Why It Matters
AI misuse could generate costly malpractice claims, so early governance protects both firms and insurers. Establishing standards now shapes liability pricing and client trust across the accounting industry.
Key Takeaways
- •Insurers view AI as emerging liability risk for CPA firms
- •No AI-related claims yet, but underwriting questions are increasing
- •Firms urged to adopt AI policies, disclose usage in engagement letters
- •Strong AI governance may lower professional liability premiums
- •Detailed AI risk guidelines expected within next two years
Pulse Analysis
The accounting profession is at a crossroads as artificial intelligence moves from novelty to routine tool. Insurers that underwrite professional liability for CPA firms have observed a lag between technology adoption and claim emergence, mirroring the early days of cyber‑risk coverage. To date, there are few AI‑related lawsuits, but underwriters are sharpening their focus, probing firms about data security, model validation, and the presence of written AI policies. This cautious stance reflects a broader industry pattern: insurers wait for loss data before codifying risk criteria, yet they also recognize the potential for rapid escalation if unchecked AI outputs reach clients.

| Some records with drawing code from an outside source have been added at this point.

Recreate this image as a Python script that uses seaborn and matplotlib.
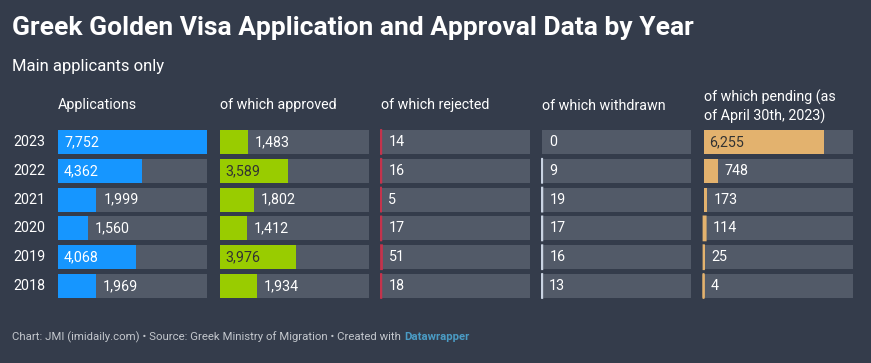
import matplotlib
matplotlib.use("Agg")
import matplotlib.pyplot as plt
import seaborn as sns
import pandas as pd
import numpy as np

years = ["2023", "2022", "2021", "2020", "2019", "2018"]
applications = [7752, 4362, 1999, 1560, 4068, 1969]
approved = [1483, 3589, 1802, 1412, 3976, 1934]
rejected = [14, 16, 5, 17, 51, 18]
withdrawn = [0, 9, 19, 17, 16, 13]
pending = [6255, 748, 173, 114, 25, 4]

headers = ["Applications", "of which approved", "of which rejected",
           "of which withdrawn", "of which pending (as\nof April 30th, 2023)"]
series = [applications, approved, rejected, withdrawn, pending]
colors = ["#1696ff", "#99cc00", "#c4334c", "#c9d3e2", "#e3b26e"]
inside_text = ["#ffffff", "#333333", "#333333", "#333333", "#333333"]

BG = "#343c4b"
TRACK = "#525a68"

sns.set_theme(style="white")
plt.rcParams["font.family"] = ["Roboto", "DejaVu Sans"]

W, H = 871, 363
fig = plt.figure(figsize=(W / 100, H / 100), dpi=100)
fig.patch.set_facecolor(BG)

vmax = max(applications)
col_x = [58, 219.5, 381, 542, 703.5]
col_w = 149
top, bot = 130, 298
pitch = (bot - top - 24) / 5
bw = 24 / pitch

fig.text(12 / W, 1 - 28.5 / H, "Greek Golden Visa Application and Approval Data by Year",
         color="white", fontsize=19, fontweight="bold", va="center", ha="left")
fig.text(12 / W, 1 - 66.5 / H, "Main applicants only", color="white",
         fontsize=12, va="center", ha="left")

for yi, yr in enumerate(years):
    fig.text(13 / W, 1 - (top + 12 + yi * pitch) / H, yr, color="white",
             fontsize=10.3, va="center", ha="left")

for ci, (vals, hdr, col, tcol) in enumerate(zip(series, headers, colors, inside_text)):
    ax = fig.add_axes([col_x[ci] / W, 1 - bot / H, col_w / W, (bot - top) / H])
    df = pd.DataFrame({"year": years, "value": vals, "track": [vmax] * len(years)})
    sns.barplot(data=df, x="track", y="year", orient="h", color=TRACK,
                width=bw, ax=ax, saturation=1)
    sns.barplot(data=df, x="value", y="year", orient="h", color=col,
                width=bw, ax=ax, saturation=1)
    # make very thin bars visible with a minimum edge width
    n = len(years)
    for p, v in zip(ax.patches[n:], vals):
        if 0 < v < vmax * 2.5 / col_w:
            p.set_edgecolor(col)
            p.set_linewidth(1.3)
            p.set_snap(False)
            p.set_clip_on(False)
            p.set_joinstyle("miter")
        else:
            p.set_linewidth(0)
    for p in ax.patches[:n]:
        p.set_linewidth(0)
    ax.set_xlim(0, vmax)
    ax.set_ylim(n - 1 + bw / 2, -bw / 2)
    ax.axis("off")
    for yi, v in enumerate(vals):
        lab = f"{v:,}"
        if v > 3000:
            ax.text(vmax * 6 / col_w, yi, lab, color=tcol, fontsize=10.3,
                    va="center", ha="left")
        else:
            ax.text(v + vmax * 7 / col_w, yi, lab, color="white", fontsize=10.3,
                    va="center", ha="left")
    if "\n" in hdr:
        fig.text(col_x[ci] / W, 1 - 106.5 / H, hdr, color="white", fontsize=10.3,
                 va="center", ha="left", linespacing=1.3)
    else:
        fig.text(col_x[ci] / W, 1 - 105.5 / H, hdr, color="white", fontsize=10.3,
                 va="center", ha="left")

t1 = fig.text(12 / W, 1 - 337 / H,
              "Chart: JMI (imidaily.com) \u2022 Source: Greek Ministry of Migration \u2022 Created with ",
              color="#c2c6cc", fontsize=8.2, va="center", ha="left")
fig.canvas.draw()
bb = t1.get_window_extent(renderer=fig.canvas.get_renderer())
fig.text(bb.x1 / W, 1 - 337 / H, "Datawrapper", color="#4a9bc4", fontsize=8.2,
         fontweight="bold", va="center", ha="left")

fig.savefig("out.png", dpi=100, facecolor=BG)
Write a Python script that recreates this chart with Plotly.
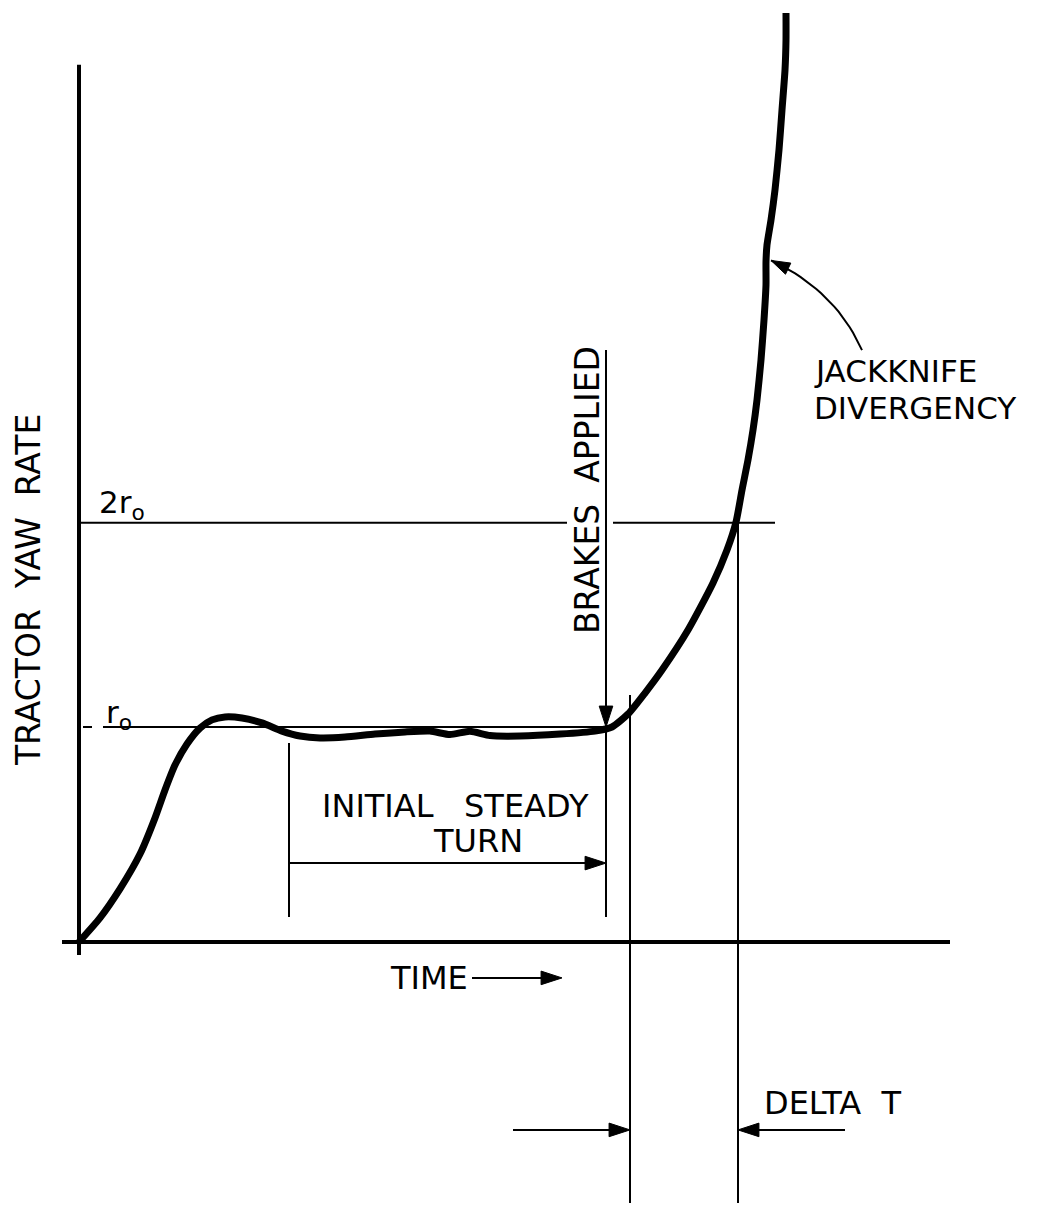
import plotly.graph_objects as go

# ---------------- data (time in arbitrary units, yaw rate in units of r0) ----------------
time_curve = [0.00, 0.21, 0.41, 0.61, 0.76, 0.86, 0.96, 1.08, 1.21, 1.33, 1.46, 1.63, 1.83,
              2.03, 2.21, 2.41, 2.66, 2.96, 3.26, 3.51, 3.71, 3.91, 4.11, 4.41,
              4.81, 5.16, 5.33, 5.49, 5.66, 5.83, 6.09, 6.34, 6.48, 6.57, 6.63, 6.69, 6.74,
              6.78, 6.82, 6.85, 6.87, 6.87, 6.88, 6.92, 6.96, 7.00, 7.03, 7.06, 7.07, 7.07]
yaw_curve = [0.000, 0.112, 0.247, 0.409, 0.577, 0.707, 0.823, 0.921, 0.995, 1.033, 1.047,
             1.042, 1.019, 0.981, 0.958, 0.949, 0.953, 0.967, 0.977, 0.981, 0.965, 0.980,
             0.960, 0.958, 0.967, 0.981, 1.000, 1.060, 1.158, 1.265, 1.451,
             1.670, 1.823, 1.953, 2.102, 2.242, 2.381, 2.521, 2.707, 2.893, 3.056, 3.163,
             3.242, 3.358, 3.498, 3.684, 3.870, 4.056, 4.195, 4.321]

R0_LEVEL = 1.0          # steady yaw rate r0
R2_LEVEL = 1.95         # level drawn as 2 r0
T_STEADY_START = 2.10   # start of initial steady turn
T_BRAKE = 5.27          # brakes applied
T_REF = 5.51            # reference time for delta T
T_DOUBLE = 6.59         # time at which yaw rate reaches 2 r0

level_labels = ["2r<sub>o</sub>", "r<sub>o</sub>"]
NB = "\u00a0"
text_labels = {
    "ylabel": "TRACTOR" + NB * 2 + "YAW" + NB * 2 + "RATE",
    "brakes": "BRAKES" + NB * 2 + "APPLIED",
    "jack1": "JACKKNIFE",
    "jack2": "DIVERGENCY",
    "steady1": "INITIAL" + NB * 3 + "STEADY",
    "steady2": "TURN",
    "time": "TIME",
    "delta": "DELTA" + NB * 2 + "T",
}

# ---------------- figure ----------------
FAMILY = "DejaVu Sans, Liberation Sans, sans-serif"
BLACK = "black"

fig = go.Figure()


def seg(xs, ys, w=2):
    fig.add_trace(go.Scatter(x=xs, y=ys, mode="lines", line=dict(color=BLACK, width=w),
                             hoverinfo="skip", showlegend=False))


def arrow_line(xs, ys, w=2, head=22):
    sizes = [0] * (len(xs) - 1) + [head]
    fig.add_trace(go.Scatter(x=xs, y=ys, mode="lines+markers",
                             line=dict(color=BLACK, width=w),
                             marker=dict(symbol="arrow", size=sizes, angleref="previous",
                                         color=BLACK, opacity=1,
                                         line=dict(width=1, color=BLACK)),
                             hoverinfo="skip", showlegend=False))


# axes
seg([0, 0], [-0.06, 4.08], 4)
seg([-0.17, 8.71], [0, 0], 4)

# reference levels
seg([0, T_BRAKE - 0.39], [R2_LEVEL, R2_LEVEL], 2)
seg([T_BRAKE + 0.07, T_DOUBLE + 0.37], [R2_LEVEL, R2_LEVEL], 2)
seg([0.04, 0.13], [R0_LEVEL, R0_LEVEL], 2)
seg([0.24, T_BRAKE + 0.04], [R0_LEVEL, R0_LEVEL], 2)

# vertical construction lines
seg([T_STEADY_START, T_STEADY_START], [0.926, 0.116], 2)
seg([T_BRAKE, T_BRAKE], [0.986, 0.116], 2)
seg([T_REF, T_REF], [1.149, -1.214], 2)
seg([T_DOUBLE, T_DOUBLE], [R2_LEVEL, -1.214], 2)

# main yaw rate curve
fig.add_trace(go.Scatter(x=time_curve, y=yaw_curve, mode="lines",
                         line=dict(color=BLACK, width=7, shape="spline", smoothing=0.6),
                         hoverinfo="skip", showlegend=False))

# jackknife pointer (curved)
jx0, jy0, jcx, jcy, jx1, jy1 = 7.83, 2.753, 7.56, 3.033, 6.92, 3.170
curve_x, curve_y = [], []
for i in range(21):
    s = i / 20
    curve_x.append((1 - s) ** 2 * jx0 + 2 * (1 - s) * s * jcx + s ** 2 * jx1)
    curve_y.append((1 - s) ** 2 * jy0 + 2 * (1 - s) * s * jcy + s ** 2 * jy1)
arrow_line(curve_x, curve_y, 2, 20)

# straight arrows
arrow_line([T_BRAKE, T_BRAKE], [2.753, R0_LEVEL])                   # brakes applied
arrow_line([T_STEADY_START, T_BRAKE], [0.367, 0.367])               # initial steady turn span
arrow_line([3.93, 4.83], [-0.167, -0.167])                          # time arrow
arrow_line([4.34, T_REF], [-0.874, -0.874])                         # delta T left
arrow_line([7.66, T_DOUBLE], [-0.874, -0.874])                      # delta T right


def label(x, y, text, xanchor="center", angle=0, size=32):
    fig.add_annotation(x=x, y=y, xref="x", yref="y", text=text, showarrow=False,
                       xanchor=xanchor, yanchor="middle", textangle=angle,
                       font=dict(family=FAMILY, size=size, color=BLACK))


label(-0.51, 1.637, text_labels["ylabel"], angle=-90, size=33)
label(5.08, 2.102, text_labels["brakes"], angle=-90, size=33)
label(0.18, 2.035, level_labels[0], xanchor="left", size=31)
label(0.25, 1.06, level_labels[1], xanchor="left", size=31)
label(7.33, 2.656, text_labels["jack1"], xanchor="left", size=31)
label(7.33, 2.484, text_labels["jack2"], xanchor="left", size=31)
label(3.76, 0.633, text_labels["steady1"])
label(3.99, 0.470, text_labels["steady2"])
label(3.91, -0.167, text_labels["time"], xanchor="right")
label(6.83, -0.749, text_labels["delta"], xanchor="left")

fig.update_layout(
    width=1046, height=1205,
    margin=dict(l=0, r=0, t=0, b=0),
    paper_bgcolor="white", plot_bgcolor="white",
    showlegend=False,
    xaxis=dict(range=[-0.79, 9.67], visible=False, fixedrange=True),
    yaxis=dict(range=[-1.2233, 4.3814], visible=False, fixedrange=True),
)

fig.write_html("out.html", config={"displayModeBar": False, "staticPlot": True},
               post_script="document.body.style.margin='0';document.body.style.overflow='hidden';")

In response, leading carriers such as Aon, McGowan, and Camico are urging firms to treat AI governance with the same rigor as client acceptance or engagement letters. Recommended practices include drafting clear AI usage disclosures, offering clients opt‑out clauses, and embedding human review checkpoints into workflows. By demonstrating robust oversight, firms can not only mitigate exposure but also position themselves for favorable underwriting terms. Some carriers hint that a documented AI compliance program could translate into modest premium reductions, turning risk management into a competitive advantage.
Looking ahead, the next 12‑24 months are likely to bring formalized AI risk questionnaires and industry‑wide best‑practice guidelines. Insurers will probably adopt a framework that mirrors existing cyber‑risk protocols: policy definition, staff training, continuous monitoring, and incident reporting. Firms that proactively align with these emerging standards will face fewer underwriting hurdles and enjoy greater client confidence, while laggards risk premium hikes and reputational fallout as regulators and courts begin to scrutinize AI‑driven advice more closely.